After Easter comes another solemn American holiday, Memorial Day, the main purpose of whichas I discovered at Woolworth’s—is to honor America’s war dead with the Lowest Prices of the Season on grills, lawnmowers, and patio furniture. Sales on July 4th (the day that celebrates America’s independence from horrid old England), I could understand because it really is a celebratory occasion, and Drastically Reduced Prices on beer, fireworks, picnic supplies, and sports equipment, certainly encourage celebration. 

Labor Day is another matter due to the perversity of “honoring” American workers by forcing millions of them to work harder and longer during yet another Biggest Sales Event of the Year. More recently, Martin Luther King, Jr. Day has been added as another truly perverse holiday in that it honors a man who condemned excessive consumption by—wait for itencouraging excessive consumption with A Sale Too Good to Miss. America now has so many legal holidays (days on which many people get paid for staying home) that we’ve combined Washington’s Birthday and Lincoln’s Birthday into a single sales event called Presidents’ Day, which features Door Buster Markdowns on mattresses, appliances, and furniture. Of course, holidays don’t have to be this way….

Peggy and I celebrate Valentine’s Day with a kiss, even when kisses aren’t on sale. For Halloween, we display a half-dozen knickknacks of scary cats, scary ghosts, and scary pumpkins. For Thanksgiving, we place two cute knickknacks—one of a Pilgrim-clad gentleman squirrel and the other of a Pilgrim-clad lady squirrel—above the stove where we can enjoy them while preparing our feast of Tofurkey with gravy, cornbread dressing, mashed potatoes, cranberry sauce, green beans, walnut pie, and whatever else comes to mind. 

Christmas is our biggest decorating holiday, although gifts play only a small part in it. To whit... We each receive $200 from Peggy’s father; home-baked cheese-straws from Peggy’s sister; and various gifts from a reader of this blog whose generosity is such that she would buy us luxury cars and ocean cruises if she could afford it, not because of how special we are, but because of how special she is. We also prepare a meal that is a repeat of Thanksgiving, but with the addition of Spritz Cookies (made from sugar cookie dough put through a cookie press and decorated with “sprinkles”).

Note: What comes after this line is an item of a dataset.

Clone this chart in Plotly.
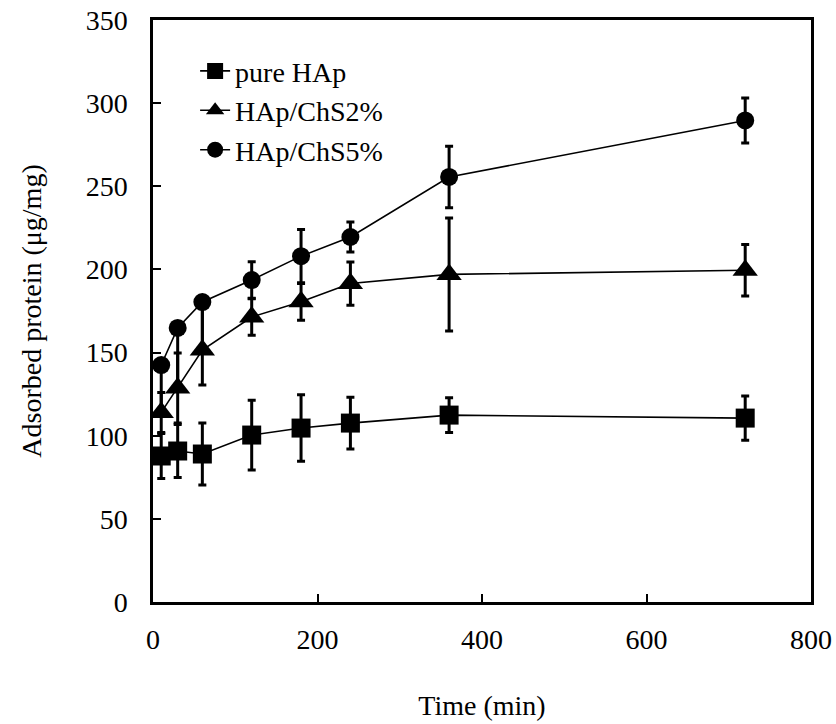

I’ll close on a comedic note by sharing a condensed version of how the long-ago Greek traveler Herodotus described a Thanksgiving pilgrimage to the holy city of the Egyptian cat-goddess, Bastet. Although universally adored by the lower classes, the humble cat-goddess was scorned by the lion-worshiping nobility. Like the mother cats she represented, Bastet was austere yet cuddly, fierce yet protective, and above all things joyful. She told her followers to love themselves, and she ordained that her worshipers gather to have sex, drink wine, play music, dance, and otherwise celebrate being alive. Herodotus writes to us from 450 BC: 

“Now, when they are coming to the city of Bubastis they sail men and women together with a great multitude of each sex in every boat. Some of the women have rattles and rattle with them [note the rattle in Bastet’s right hand], while some of the men play the flute during the whole time of the voyage, and the others, both women and men, sing and clap their hands; and when they come opposite to any city, they bring the boat to land, and while some of the women continue to do as I have said, others shout and jeer at the women in that city, some dancing, and others exposing themselves. This they do in every city along the Nile; and when they reach Bubastis, they consume more wine than during the whole of the rest of the year. To this place (so say the natives) they come together year by year even to the number of 700,000 of men and women, besides children.”